Pirozzi is at the stage of her distinguished career when she may not wish to still be performing as Manon in a fully staged production. Indeed her voice was slow to warm up and she didn’t have the radiance necessary for her Act I romantic exchanges with des Grieux, nor did she entirely successfully represent a young girl yearning for love but destined for a convent. Very oddly Puccini does not show Manon and des Grieux in Paris, but we learn that Manon – despite all the passion she enjoyed with her equally young lover – could not cope with the poverty. However, Puccini has Manon now living a life of luxury as rich roué Geronte’s mistress in his luxurious Parisian apartment. There are some unexpected – from Puccini at least – musical longueurs here and the madrigal, minuet and gavotte stop the action. Nevertheless, it finds the two principal singers – Pirozzi and Yusif Eyvasov (des Grieux) at their very best for ‘Oh, sarò la più bella!’ (‘This love’s own magic spell’) a love duet that is the core of the second act and I believe, Puccini had Wagner’s Tristan and Isolde in mind when he composed it. Angry at being betrayed Geronte summons soldiers to arrest Manon, who is caught trying to make a getaway with all her (ill-gotten?) jewellery.
As the concert went on Pirozzi confirmed my Verona impression that her soprano voice can cope with any amount of demandingly intense and penetrating singing. I believe she is also a consummate singer-actor though Pirozzi was kept behind her music stand for most of this concert and that limited her opportunities. I must admit I am great admirer of Yusif Eyvazov’s honest and forthright singing, and he seemed less encumbered by his music stand as he clearly knew his role and did not need the score in front of him. Eyvazov’s des Grieux throughout was ardent, fervently intense and he displayed limitless reserves of ringing power. His singing never seemed over-emotive and always served the character of someone whose life starts to unravel from the moment he sees Manon for the first time. Eyvazov’s masterly ‘Donna non vidi mai’ (‘I have never seen a woman’) – one of the greatest of Italian operatic arias – was the early highlight it should be because of the innate eloquence of the Azerbaijani tenor’s voice. Eyvazov and Pirozzi were again at their finest in bringing deep emotion to the tragic final scene which is Puccini at his most overwrought. Pirozzi’s anguished beauty for her final aria ‘Sola, perduta, abbandonata’ (‘Alone, lost, abandoned’) made the opera’s denouement deeply affecting.

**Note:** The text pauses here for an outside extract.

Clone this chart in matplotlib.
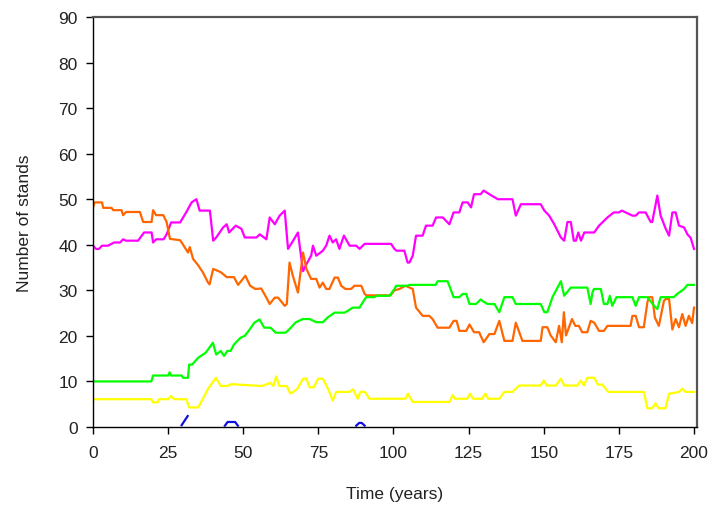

I was impressed by Alessio Arduini’s burnished and virile baritone as a splendidly sung Lescaut who flipflops between pimping his sister to Geronte or later helping her reunite with des Grieux when he realises how much in love she is with him. Luca Dall’Amico sang Geronte, Manon’s spurned and vengeful benefactor. His characterisation was threatening in many ways but vocally he was not at the level of his colleagues. Sometimes performances of the smallest roles can make impressions as striking as the leading ones. This is especially true during concert performances when we realise how significant they are vocally and dramatically to an opera. There were three ear-catching vignettes from Giuseppe Esposito as the Innkeeper in Act I, a conceited Dance Master in Act II and briefly as a Lamplighter in Act III; with these he showed that there are no small parts, only small singers.
Catch this Manon Lescaut if you still can and do not be put off that it was just a concert, as overall there were the highest possible musical standards from the soloists, and Teatro Massimo’s chorus and orchestra. Based on the evidence of this live stream Jader Bignamini seemed to be a singers’ conductor and appeared sensitive to their needs and never drowned them. Puccini’s richly-coloured score soared without any of the tear-jerking melodies ever descending into bathos: the Intermezzo which introduced Act III was particularly exquisitely played.